KStem token filter
KStem token filter
Provides KStem-based stemming for the English language. The kstem
filter combines algorithmic stemming with a built-in dictionary.
The kstem
filter tends to stem less aggressively than other English stemmer filters, such as the porter_stem filter.
The kstem
filter is equivalent to the stemmer filter’s light_english variant.
This filter uses Lucene’s KStemFilter.
Example
The following analyze API request uses the kstem
filter to stem the foxes jumping quickly
to the fox jump quick
:
resp = client.indices.analyze(
tokenizer="standard",
filter=[
"kstem"
],
text="the foxes jumping quickly",
)
print(resp)
response = client.indices.analyze(
body: {
tokenizer: 'standard',
filter: [
'kstem'
],
text: 'the foxes jumping quickly'
}
)
puts response
const response = await client.indices.analyze({
tokenizer: "standard",
filter: ["kstem"],
text: "the foxes jumping quickly",
});
console.log(response);
GET /_analyze
{
"tokenizer": "standard",
"filter": [ "kstem" ],
"text": "the foxes jumping quickly"
}
The filter produces the following tokens:
[ the, fox, jump, quick ]
Add to an analyzer
The following create index API request uses the kstem
filter to configure a new custom analyzer.
To work properly, the kstem
filter requires lowercase tokens.
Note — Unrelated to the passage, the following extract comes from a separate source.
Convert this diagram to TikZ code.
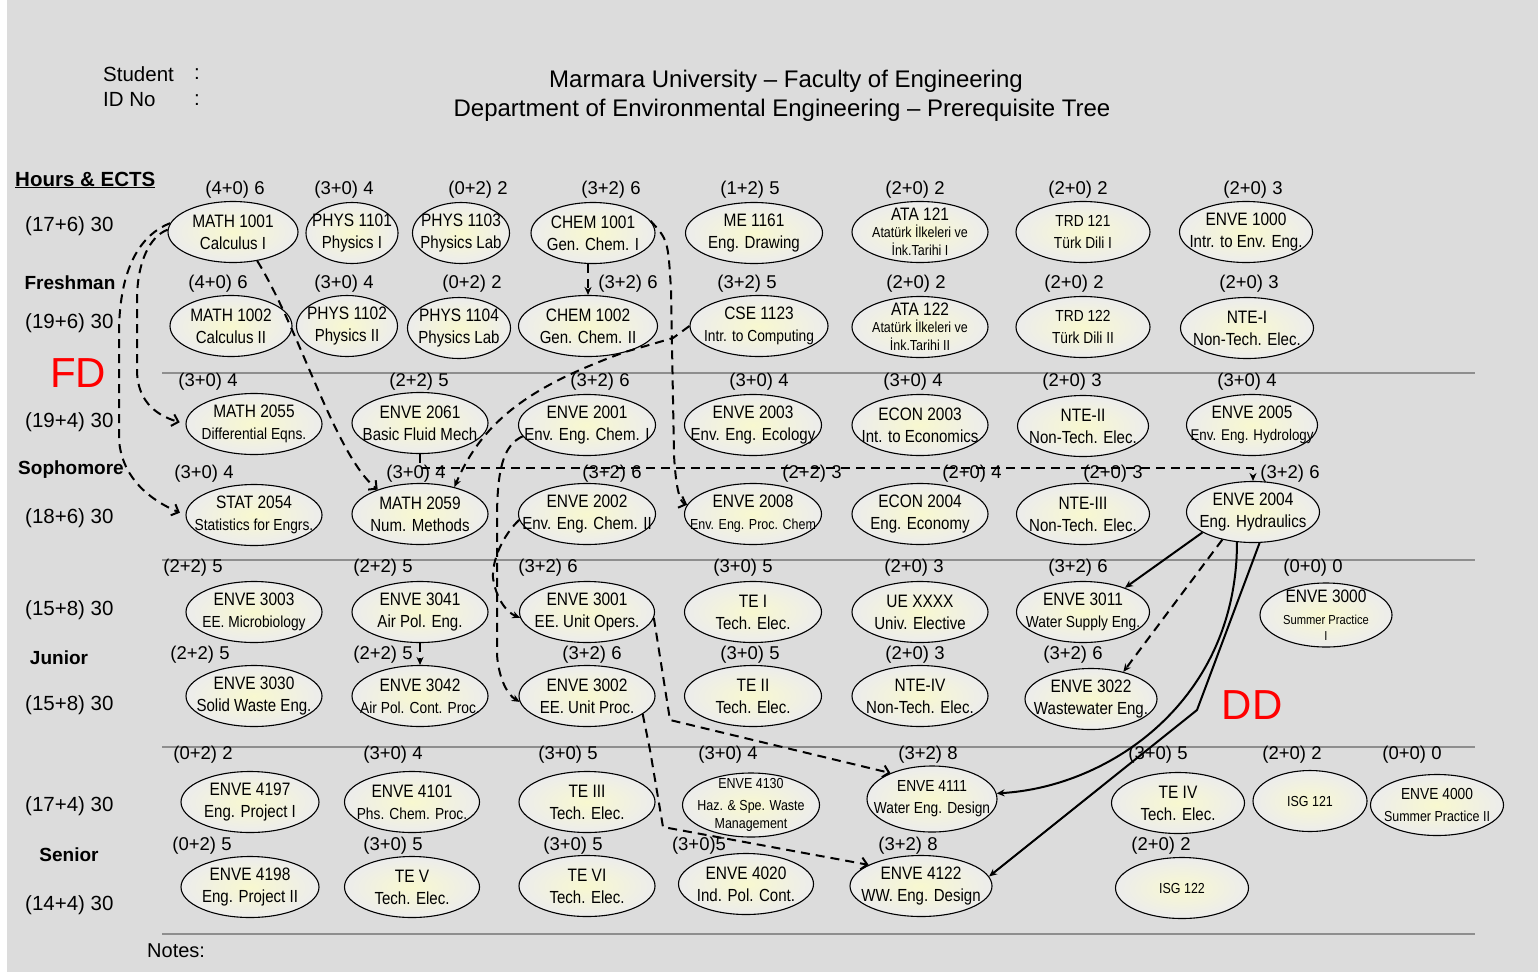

To ensure tokens are lowercased, add the lowercase filter before the kstem
filter in the analyzer configuration.
resp = client.indices.create(
index="my-index-000001",
settings={
"analysis": {
"analyzer": {
"my_analyzer": {
"tokenizer": "whitespace",
"filter": [
"lowercase",
"kstem"
]
}
}
}
},
)
print(resp)
response = client.indices.create(
index: 'my-index-000001',
body: {
settings: {
analysis: {
analyzer: {
my_analyzer: {
tokenizer: 'whitespace',
filter: [
'lowercase',
'kstem'
]
}
}
}
}
}
)
puts response
const response = await client.indices.create({
index: "my-index-000001",
settings: {
analysis: {
analyzer: {
my_analyzer: {
tokenizer: "whitespace",
filter: ["lowercase", "kstem"],
},
},
},
},
});
console.log(response);
PUT /my-index-000001
{
"settings": {
"analysis": {
"analyzer": {
"my_analyzer": {
"tokenizer": "whitespace",
"filter": [
"lowercase",
"kstem"
]
}
}
}
}
}